AVAILABLE DATA:
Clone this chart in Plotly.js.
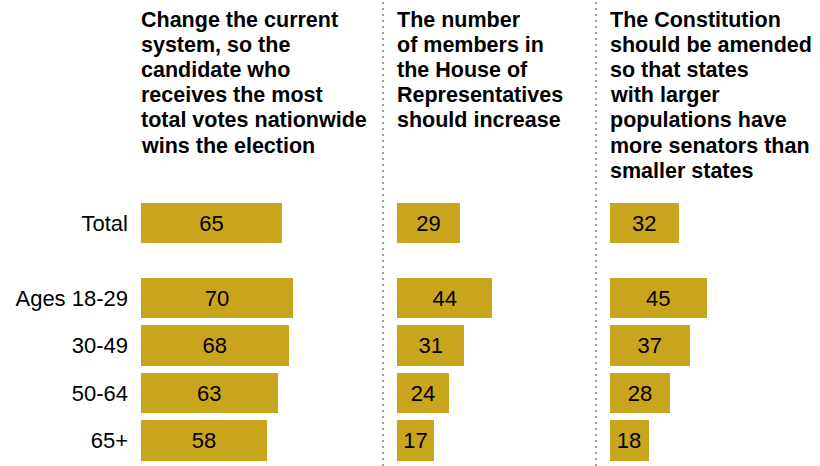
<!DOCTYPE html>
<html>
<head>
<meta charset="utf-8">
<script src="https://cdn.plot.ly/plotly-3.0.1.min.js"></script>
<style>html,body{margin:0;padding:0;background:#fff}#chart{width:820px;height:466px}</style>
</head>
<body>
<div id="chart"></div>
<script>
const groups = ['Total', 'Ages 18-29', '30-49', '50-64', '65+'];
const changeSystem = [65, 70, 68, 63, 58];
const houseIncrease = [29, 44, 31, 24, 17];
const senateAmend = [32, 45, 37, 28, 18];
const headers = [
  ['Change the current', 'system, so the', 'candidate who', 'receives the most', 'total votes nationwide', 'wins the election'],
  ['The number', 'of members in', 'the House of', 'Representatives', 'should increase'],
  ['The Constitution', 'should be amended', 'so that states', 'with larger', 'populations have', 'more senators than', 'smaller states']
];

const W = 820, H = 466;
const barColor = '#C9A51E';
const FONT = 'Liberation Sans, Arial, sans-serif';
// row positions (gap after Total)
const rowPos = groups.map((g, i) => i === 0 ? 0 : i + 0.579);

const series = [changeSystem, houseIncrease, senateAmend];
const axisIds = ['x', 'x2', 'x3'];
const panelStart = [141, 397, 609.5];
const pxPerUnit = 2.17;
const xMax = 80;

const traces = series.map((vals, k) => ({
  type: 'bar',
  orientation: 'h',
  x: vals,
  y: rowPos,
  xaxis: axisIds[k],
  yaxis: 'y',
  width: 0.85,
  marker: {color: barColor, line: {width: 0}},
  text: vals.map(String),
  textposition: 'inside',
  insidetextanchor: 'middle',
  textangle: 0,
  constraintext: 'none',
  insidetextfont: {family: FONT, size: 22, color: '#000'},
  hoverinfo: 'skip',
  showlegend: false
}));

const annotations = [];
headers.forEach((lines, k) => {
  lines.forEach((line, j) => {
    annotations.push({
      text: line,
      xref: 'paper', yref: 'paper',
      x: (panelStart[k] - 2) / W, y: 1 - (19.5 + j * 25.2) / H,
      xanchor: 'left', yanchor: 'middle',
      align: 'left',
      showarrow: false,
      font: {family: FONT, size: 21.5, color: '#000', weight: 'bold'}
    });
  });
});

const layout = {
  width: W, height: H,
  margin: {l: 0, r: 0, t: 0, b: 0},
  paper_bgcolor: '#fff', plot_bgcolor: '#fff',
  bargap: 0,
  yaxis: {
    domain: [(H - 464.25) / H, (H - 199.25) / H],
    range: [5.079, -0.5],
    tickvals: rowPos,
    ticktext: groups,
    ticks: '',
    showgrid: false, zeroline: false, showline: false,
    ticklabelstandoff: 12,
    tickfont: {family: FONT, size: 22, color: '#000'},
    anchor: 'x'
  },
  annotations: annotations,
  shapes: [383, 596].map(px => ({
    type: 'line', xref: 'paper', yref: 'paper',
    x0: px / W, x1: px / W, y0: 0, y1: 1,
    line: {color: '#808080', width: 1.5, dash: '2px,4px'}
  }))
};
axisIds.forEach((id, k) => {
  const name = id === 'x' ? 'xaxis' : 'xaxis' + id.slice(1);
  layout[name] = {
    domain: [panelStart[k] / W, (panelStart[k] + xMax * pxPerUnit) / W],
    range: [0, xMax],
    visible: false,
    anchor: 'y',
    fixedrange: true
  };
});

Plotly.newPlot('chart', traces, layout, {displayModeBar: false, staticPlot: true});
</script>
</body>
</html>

TASK DETAILS:
Retype the whole listing, keeping every line identical and omitting all pictures.

FINAL RESULT:
Clone this chart in Plotly.js.
<!DOCTYPE html>
<html>
<head>
<meta charset="utf-8">
<script src="https://cdn.plot.ly/plotly-3.0.1.min.js"></script>
<style>html,body{margin:0;padding:0;background:#fff}#chart{width:820px;height:466px}</style>
</head>
<body>
<div id="chart"></div>
<script>
const groups = ['Total', 'Ages 18-29', '30-49', '50-64', '65+'];
const changeSystem = [65, 70, 68, 63, 58];
const houseIncrease = [29, 44, 31, 24, 17];
const senateAmend = [32, 45, 37, 28, 18];
const headers = [
  ['Change the current', 'system, so the', 'candidate who', 'receives the most', 'total votes nationwide', 'wins the election'],
  ['The number', 'of members in', 'the House of', 'Representatives', 'should increase'],
  ['The Constitution', 'should be amended', 'so that states', 'with larger', 'populations have', 'more senators than', 'smaller states']
];

const W = 820, H = 466;
const barColor = '#C9A51E';
const FONT = 'Liberation Sans, Arial, sans-serif';
// row positions (gap after Total)
const rowPos = groups.map((g, i) => i === 0 ? 0 : i + 0.579);

const series = [changeSystem, houseIncrease, senateAmend];
const axisIds = ['x', 'x2', 'x3'];
const panelStart = [141, 397, 609.5];
const pxPerUnit = 2.17;
const xMax = 80;

const traces = series.map((vals, k) => ({
  type: 'bar',
  orientation: 'h',
  x: vals,
  y: rowPos,
  xaxis: axisIds[k],
  yaxis: 'y',
  width: 0.85,
  marker: {color: barColor, line: {width: 0}},
  text: vals.map(String),
  textposition: 'inside',
  insidetextanchor: 'middle',
  textangle: 0,
  constraintext: 'none',
  insidetextfont: {family: FONT, size: 22, color: '#000'},
  hoverinfo: 'skip',
  showlegend: false
}));

const annotations = [];
headers.forEach((lines, k) => {
  lines.forEach((line, j) => {
    annotations.push({
      text: line,
      xref: 'paper', yref: 'paper',
      x: (panelStart[k] - 2) / W, y: 1 - (19.5 + j * 25.2) / H,
      xanchor: 'left', yanchor: 'middle',
      align: 'left',
      showarrow: false,
      font: {family: FONT, size: 21.5, color: '#000', weight: 'bold'}
    });
  });
});

const layout = {
  width: W, height: H,
  margin: {l: 0, r: 0, t: 0, b: 0},
  paper_bgcolor: '#fff', plot_bgcolor: '#fff',
  bargap: 0,
  yaxis: {
    domain: [(H - 464.25) / H, (H - 199.25) / H],
    range: [5.079, -0.5],
    tickvals: rowPos,
    ticktext: groups,
    ticks: '',
    showgrid: false, zeroline: false, showline: false,
    ticklabelstandoff: 12,
    tickfont: {family: FONT, size: 22, color: '#000'},
    anchor: 'x'
  },
  annotations: annotations,
  shapes: [383, 596].map(px => ({
    type: 'line', xref: 'paper', yref: 'paper',
    x0: px / W, x1: px / W, y0: 0, y1: 1,
    line: {color: '#808080', width: 1.5, dash: '2px,4px'}
  }))
};
axisIds.forEach((id, k) => {
  const name = id === 'x' ? 'xaxis' : 'xaxis' + id.slice(1);
  layout[name] = {
    domain: [panelStart[k] / W, (panelStart[k] + xMax * pxPerUnit) / W],
    range: [0, xMax],
    visible: false,
    anchor: 'y',
    fixedrange: true
  };
});

Plotly.newPlot('chart', traces, layout, {displayModeBar: false, staticPlot: true});
</script>
</body>
</html>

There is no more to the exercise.